───── RECORDS SHOWN ─────
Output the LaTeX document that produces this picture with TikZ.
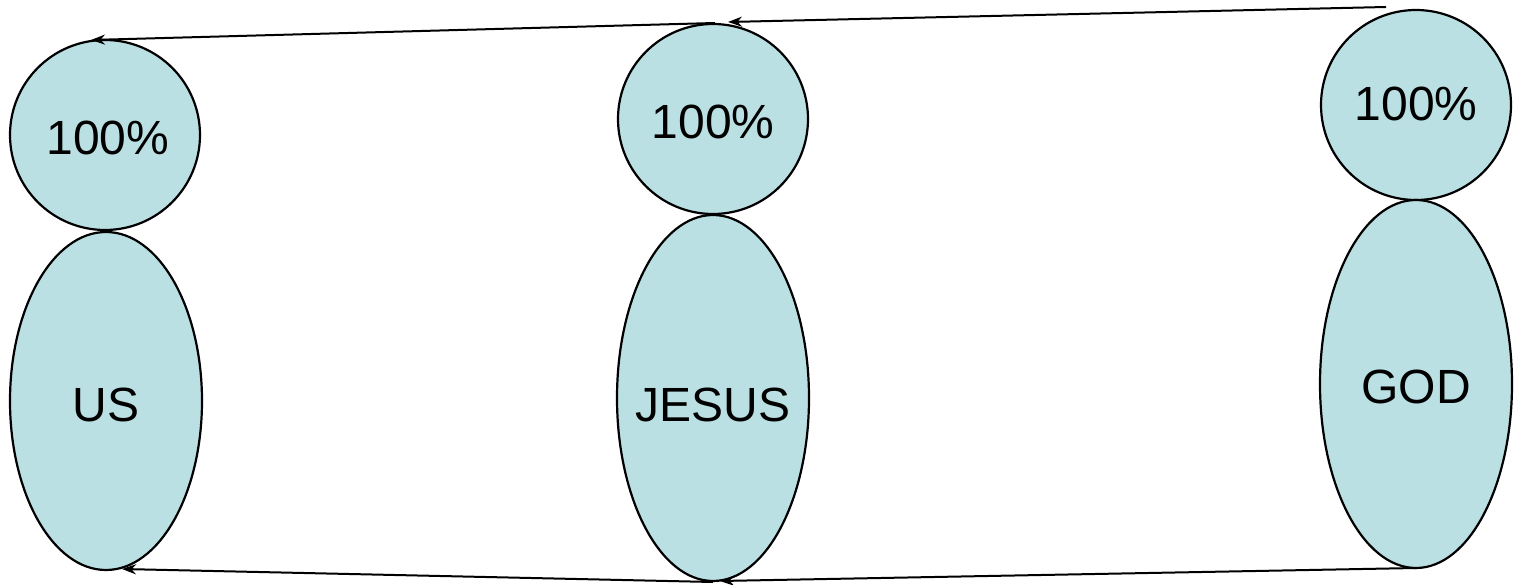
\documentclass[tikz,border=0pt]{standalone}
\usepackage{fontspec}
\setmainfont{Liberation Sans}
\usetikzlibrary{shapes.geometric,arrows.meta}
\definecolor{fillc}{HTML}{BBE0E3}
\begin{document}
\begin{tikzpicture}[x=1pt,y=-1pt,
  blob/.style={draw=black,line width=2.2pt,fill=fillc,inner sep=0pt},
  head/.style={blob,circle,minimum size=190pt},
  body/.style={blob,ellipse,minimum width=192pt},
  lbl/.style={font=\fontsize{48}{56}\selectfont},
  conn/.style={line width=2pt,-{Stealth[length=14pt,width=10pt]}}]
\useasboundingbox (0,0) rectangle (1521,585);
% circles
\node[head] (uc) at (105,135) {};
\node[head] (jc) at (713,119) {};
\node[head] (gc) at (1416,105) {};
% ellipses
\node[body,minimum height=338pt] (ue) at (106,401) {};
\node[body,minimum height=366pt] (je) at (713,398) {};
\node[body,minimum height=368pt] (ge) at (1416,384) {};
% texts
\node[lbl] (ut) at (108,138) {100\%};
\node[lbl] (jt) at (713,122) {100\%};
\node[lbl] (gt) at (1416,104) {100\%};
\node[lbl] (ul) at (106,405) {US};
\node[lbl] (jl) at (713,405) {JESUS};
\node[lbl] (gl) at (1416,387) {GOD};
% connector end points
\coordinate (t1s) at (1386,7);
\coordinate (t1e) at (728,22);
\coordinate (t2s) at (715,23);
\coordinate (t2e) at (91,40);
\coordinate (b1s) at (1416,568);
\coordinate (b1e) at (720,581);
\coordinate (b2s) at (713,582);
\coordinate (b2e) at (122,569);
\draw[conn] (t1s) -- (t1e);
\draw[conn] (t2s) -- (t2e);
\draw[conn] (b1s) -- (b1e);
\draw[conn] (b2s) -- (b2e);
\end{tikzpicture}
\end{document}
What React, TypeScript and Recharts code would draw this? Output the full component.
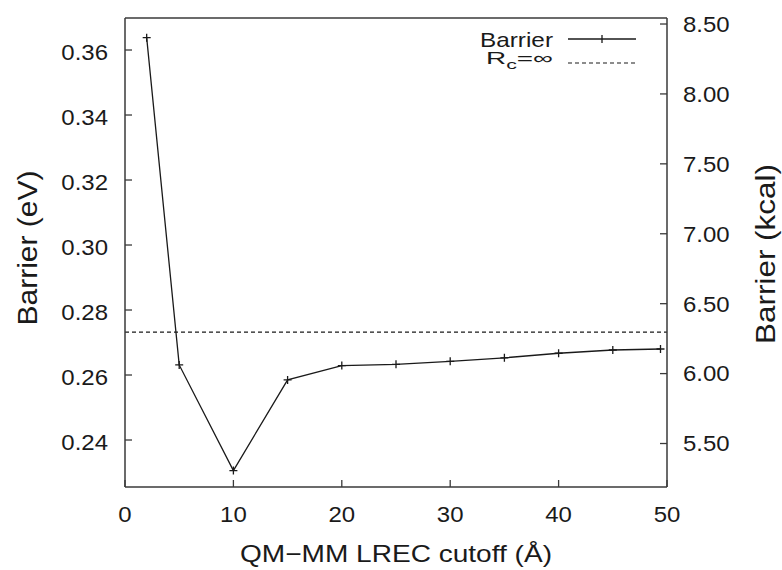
─────
**WHAT TO WORK ON:**
Transcribe the material as is, with images omitted.

**RESPONSE:**
Output the LaTeX document that produces this picture with TikZ.
\documentclass[tikz,border=0pt]{standalone}
\usepackage{fontspec}
\setmainfont{Liberation Sans}
\usetikzlibrary{shapes.geometric,arrows.meta}
\definecolor{fillc}{HTML}{BBE0E3}
\begin{document}
\begin{tikzpicture}[x=1pt,y=-1pt,
  blob/.style={draw=black,line width=2.2pt,fill=fillc,inner sep=0pt},
  head/.style={blob,circle,minimum size=190pt},
  body/.style={blob,ellipse,minimum width=192pt},
  lbl/.style={font=\fontsize{48}{56}\selectfont},
  conn/.style={line width=2pt,-{Stealth[length=14pt,width=10pt]}}]
\useasboundingbox (0,0) rectangle (1521,585);
% circles
\node[head] (uc) at (105,135) {};
\node[head] (jc) at (713,119) {};
\node[head] (gc) at (1416,105) {};
% ellipses
\node[body,minimum height=338pt] (ue) at (106,401) {};
\node[body,minimum height=366pt] (je) at (713,398) {};
\node[body,minimum height=368pt] (ge) at (1416,384) {};
% texts
\node[lbl] (ut) at (108,138) {100\%};
\node[lbl] (jt) at (713,122) {100\%};
\node[lbl] (gt) at (1416,104) {100\%};
\node[lbl] (ul) at (106,405) {US};
\node[lbl] (jl) at (713,405) {JESUS};
\node[lbl] (gl) at (1416,387) {GOD};
% connector end points
\coordinate (t1s) at (1386,7);
\coordinate (t1e) at (728,22);
\coordinate (t2s) at (715,23);
\coordinate (t2e) at (91,40);
\coordinate (b1s) at (1416,568);
\coordinate (b1e) at (720,581);
\coordinate (b2s) at (713,582);
\coordinate (b2e) at (122,569);
\draw[conn] (t1s) -- (t1e);
\draw[conn] (t2s) -- (t2e);
\draw[conn] (b1s) -- (b1e);
\draw[conn] (b2s) -- (b2e);
\end{tikzpicture}
\end{document}
What React, TypeScript and Recharts code would draw this? Output the full component.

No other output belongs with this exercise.